[Records excerpted from a collection]
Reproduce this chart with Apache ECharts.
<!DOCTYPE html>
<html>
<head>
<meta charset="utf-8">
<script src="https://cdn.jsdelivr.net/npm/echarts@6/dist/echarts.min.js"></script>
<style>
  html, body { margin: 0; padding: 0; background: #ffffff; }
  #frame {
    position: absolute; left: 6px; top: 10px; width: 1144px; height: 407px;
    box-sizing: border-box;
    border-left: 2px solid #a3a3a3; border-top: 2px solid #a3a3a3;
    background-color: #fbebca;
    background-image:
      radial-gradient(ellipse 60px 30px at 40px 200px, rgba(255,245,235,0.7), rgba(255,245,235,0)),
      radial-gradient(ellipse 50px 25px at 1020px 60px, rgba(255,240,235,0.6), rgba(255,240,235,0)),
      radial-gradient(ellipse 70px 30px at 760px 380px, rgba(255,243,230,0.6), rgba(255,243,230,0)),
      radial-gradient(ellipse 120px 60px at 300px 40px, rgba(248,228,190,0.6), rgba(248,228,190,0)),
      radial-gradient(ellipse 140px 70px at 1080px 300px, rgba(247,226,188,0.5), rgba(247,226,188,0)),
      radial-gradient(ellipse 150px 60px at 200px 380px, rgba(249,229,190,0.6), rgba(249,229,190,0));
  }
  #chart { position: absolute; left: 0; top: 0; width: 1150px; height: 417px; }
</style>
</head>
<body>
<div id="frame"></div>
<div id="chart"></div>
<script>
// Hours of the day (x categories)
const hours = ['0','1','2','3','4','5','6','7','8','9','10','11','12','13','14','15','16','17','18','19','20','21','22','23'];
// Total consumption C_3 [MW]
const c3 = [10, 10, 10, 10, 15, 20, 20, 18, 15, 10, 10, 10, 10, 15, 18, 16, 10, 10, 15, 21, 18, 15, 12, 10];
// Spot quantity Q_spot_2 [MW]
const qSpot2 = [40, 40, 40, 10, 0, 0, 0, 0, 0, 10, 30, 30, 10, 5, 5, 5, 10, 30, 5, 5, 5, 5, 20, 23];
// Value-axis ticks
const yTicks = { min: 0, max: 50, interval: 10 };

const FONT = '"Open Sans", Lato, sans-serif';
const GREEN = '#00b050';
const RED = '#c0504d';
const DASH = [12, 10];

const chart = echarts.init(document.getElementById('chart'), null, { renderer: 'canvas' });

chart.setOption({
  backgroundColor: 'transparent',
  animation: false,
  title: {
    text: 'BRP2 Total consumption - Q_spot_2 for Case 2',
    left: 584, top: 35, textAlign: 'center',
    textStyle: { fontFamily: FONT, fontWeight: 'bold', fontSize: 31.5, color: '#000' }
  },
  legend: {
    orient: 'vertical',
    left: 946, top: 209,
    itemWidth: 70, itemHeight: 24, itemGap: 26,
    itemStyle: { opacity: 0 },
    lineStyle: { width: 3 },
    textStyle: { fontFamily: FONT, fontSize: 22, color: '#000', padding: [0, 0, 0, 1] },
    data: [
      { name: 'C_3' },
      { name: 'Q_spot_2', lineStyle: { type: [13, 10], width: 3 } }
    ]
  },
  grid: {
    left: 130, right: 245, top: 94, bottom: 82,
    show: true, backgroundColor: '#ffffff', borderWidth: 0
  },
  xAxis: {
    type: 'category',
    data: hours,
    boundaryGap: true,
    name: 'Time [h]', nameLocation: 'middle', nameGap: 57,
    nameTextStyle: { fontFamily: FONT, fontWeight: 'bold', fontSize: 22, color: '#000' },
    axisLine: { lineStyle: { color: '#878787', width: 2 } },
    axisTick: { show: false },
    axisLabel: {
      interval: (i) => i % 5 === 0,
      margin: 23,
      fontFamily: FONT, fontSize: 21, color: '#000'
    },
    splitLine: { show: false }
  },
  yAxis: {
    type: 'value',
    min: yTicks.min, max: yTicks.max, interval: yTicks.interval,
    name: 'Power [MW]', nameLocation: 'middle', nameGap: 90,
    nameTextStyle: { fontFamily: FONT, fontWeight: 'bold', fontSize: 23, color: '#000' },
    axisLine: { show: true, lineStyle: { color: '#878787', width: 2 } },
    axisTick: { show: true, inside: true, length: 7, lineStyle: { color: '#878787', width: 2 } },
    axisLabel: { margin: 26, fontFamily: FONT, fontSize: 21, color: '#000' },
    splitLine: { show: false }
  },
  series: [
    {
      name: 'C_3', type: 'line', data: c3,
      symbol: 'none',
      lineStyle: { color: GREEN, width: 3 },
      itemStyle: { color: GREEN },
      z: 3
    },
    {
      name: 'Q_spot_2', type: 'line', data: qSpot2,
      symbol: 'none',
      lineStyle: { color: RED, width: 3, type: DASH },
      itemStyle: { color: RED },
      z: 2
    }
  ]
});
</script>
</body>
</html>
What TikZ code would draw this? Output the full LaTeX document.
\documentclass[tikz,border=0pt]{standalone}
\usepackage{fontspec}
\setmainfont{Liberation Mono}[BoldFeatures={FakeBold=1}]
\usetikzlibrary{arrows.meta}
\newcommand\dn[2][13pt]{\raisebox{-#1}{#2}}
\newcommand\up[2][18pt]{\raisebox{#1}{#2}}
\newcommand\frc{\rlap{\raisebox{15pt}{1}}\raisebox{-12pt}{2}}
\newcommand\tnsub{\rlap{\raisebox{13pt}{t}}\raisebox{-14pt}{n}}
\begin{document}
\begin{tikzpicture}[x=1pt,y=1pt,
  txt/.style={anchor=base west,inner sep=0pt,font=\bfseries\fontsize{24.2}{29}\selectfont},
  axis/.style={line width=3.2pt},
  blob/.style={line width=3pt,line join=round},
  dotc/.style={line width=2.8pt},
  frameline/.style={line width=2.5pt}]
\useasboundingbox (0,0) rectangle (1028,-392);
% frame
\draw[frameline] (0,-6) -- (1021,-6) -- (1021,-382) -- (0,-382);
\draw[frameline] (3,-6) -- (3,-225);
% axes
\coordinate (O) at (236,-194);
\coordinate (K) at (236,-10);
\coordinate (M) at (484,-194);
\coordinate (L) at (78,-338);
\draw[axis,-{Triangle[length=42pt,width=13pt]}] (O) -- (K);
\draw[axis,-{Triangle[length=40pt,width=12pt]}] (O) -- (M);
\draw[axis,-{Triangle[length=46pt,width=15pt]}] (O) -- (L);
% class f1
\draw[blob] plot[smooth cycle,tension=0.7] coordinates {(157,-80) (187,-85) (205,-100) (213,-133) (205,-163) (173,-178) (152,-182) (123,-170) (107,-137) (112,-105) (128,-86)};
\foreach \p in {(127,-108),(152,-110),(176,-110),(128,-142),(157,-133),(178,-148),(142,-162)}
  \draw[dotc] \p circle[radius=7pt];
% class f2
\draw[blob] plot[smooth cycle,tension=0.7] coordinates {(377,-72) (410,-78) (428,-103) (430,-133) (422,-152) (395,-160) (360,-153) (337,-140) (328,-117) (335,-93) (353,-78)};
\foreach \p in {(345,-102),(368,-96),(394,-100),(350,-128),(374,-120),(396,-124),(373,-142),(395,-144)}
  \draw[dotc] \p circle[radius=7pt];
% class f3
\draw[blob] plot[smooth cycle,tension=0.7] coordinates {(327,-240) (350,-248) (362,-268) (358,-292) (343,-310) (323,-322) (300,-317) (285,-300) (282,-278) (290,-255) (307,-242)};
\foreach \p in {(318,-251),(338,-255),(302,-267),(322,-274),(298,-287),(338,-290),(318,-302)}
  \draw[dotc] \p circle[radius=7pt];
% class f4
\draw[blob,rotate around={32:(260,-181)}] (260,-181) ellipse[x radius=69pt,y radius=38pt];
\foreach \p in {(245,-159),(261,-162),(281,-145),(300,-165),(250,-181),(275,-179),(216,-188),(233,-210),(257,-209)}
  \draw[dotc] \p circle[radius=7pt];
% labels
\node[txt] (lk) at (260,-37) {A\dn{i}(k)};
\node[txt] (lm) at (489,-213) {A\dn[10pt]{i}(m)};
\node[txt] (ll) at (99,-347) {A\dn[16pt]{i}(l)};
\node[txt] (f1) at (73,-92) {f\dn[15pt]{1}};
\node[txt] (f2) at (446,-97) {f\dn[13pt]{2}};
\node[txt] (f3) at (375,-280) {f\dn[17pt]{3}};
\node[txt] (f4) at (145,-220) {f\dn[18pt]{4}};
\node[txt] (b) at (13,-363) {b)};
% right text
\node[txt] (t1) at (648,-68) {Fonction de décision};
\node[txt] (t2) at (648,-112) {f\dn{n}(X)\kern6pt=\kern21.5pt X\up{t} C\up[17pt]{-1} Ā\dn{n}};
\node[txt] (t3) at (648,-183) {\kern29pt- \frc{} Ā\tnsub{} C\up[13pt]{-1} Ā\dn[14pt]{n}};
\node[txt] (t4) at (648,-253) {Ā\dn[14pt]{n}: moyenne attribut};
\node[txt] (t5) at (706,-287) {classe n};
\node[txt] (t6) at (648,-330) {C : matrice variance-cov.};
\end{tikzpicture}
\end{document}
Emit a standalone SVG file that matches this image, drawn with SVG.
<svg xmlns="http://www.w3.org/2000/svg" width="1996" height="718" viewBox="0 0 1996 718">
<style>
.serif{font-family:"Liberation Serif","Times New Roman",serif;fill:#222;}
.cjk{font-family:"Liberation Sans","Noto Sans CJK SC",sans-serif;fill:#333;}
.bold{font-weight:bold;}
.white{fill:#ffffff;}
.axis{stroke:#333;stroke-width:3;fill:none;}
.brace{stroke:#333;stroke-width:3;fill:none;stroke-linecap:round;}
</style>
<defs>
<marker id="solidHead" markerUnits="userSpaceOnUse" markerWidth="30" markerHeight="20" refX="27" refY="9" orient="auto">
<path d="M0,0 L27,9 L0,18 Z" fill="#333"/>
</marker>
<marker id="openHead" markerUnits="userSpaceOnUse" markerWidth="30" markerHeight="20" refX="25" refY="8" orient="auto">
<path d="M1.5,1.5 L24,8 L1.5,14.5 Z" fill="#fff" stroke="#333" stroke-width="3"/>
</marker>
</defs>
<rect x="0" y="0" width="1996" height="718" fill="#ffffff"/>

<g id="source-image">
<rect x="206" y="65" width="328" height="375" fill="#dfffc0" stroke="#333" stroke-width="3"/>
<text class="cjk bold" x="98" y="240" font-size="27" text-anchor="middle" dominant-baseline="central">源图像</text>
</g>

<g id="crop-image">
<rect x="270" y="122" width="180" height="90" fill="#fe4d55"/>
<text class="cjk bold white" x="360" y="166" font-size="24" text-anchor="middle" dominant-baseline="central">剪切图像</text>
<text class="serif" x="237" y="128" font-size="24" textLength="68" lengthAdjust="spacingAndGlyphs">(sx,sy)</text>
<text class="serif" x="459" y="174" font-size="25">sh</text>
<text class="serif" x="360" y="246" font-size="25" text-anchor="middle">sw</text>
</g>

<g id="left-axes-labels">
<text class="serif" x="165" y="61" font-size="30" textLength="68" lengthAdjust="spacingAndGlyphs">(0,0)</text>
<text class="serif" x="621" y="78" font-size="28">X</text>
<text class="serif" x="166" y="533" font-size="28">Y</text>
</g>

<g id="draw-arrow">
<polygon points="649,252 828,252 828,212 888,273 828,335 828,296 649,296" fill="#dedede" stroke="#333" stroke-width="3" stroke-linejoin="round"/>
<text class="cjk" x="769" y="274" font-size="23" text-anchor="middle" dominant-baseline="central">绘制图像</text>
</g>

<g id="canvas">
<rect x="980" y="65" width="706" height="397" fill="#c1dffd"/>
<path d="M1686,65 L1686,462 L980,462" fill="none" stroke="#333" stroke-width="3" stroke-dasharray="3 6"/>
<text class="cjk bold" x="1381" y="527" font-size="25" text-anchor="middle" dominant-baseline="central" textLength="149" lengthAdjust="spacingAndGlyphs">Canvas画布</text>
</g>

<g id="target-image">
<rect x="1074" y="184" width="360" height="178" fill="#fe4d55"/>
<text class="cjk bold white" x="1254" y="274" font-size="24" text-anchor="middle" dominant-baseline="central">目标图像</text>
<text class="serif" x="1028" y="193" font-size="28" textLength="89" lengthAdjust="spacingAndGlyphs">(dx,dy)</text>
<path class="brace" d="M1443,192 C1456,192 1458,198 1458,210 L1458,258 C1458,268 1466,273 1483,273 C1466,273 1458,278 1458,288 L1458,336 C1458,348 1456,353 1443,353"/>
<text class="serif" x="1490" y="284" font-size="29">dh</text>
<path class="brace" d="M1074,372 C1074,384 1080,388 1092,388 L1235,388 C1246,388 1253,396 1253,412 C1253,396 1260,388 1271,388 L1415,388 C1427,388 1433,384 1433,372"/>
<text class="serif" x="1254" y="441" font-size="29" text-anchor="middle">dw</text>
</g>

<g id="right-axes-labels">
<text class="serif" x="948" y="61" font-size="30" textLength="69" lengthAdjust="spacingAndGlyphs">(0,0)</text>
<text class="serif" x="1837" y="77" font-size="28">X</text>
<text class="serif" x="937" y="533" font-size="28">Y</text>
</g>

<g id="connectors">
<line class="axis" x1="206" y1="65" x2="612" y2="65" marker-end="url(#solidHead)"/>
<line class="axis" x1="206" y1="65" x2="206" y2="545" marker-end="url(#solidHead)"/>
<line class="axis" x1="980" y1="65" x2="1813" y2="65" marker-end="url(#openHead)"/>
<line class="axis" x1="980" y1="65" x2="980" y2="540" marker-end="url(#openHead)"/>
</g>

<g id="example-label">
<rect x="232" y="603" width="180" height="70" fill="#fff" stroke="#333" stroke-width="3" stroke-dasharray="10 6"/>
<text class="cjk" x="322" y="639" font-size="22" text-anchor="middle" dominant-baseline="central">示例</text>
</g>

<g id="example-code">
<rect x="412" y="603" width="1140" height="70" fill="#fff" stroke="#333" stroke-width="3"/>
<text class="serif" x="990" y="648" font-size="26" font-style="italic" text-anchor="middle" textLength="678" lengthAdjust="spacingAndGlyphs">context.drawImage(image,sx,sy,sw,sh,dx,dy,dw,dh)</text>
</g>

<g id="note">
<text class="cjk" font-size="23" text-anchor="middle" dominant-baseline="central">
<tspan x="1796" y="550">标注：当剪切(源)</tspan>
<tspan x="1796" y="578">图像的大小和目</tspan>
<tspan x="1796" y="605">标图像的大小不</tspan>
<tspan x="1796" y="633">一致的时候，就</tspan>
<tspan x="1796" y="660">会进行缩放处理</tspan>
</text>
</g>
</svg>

**TO DO**.
Copy out every line holding the string "this".

**ANSWER**.
Reproduce this chart with Apache ECharts.
What TikZ code would draw this? Output the full LaTeX document.
Emit a standalone SVG file that matches this image, drawn with SVG.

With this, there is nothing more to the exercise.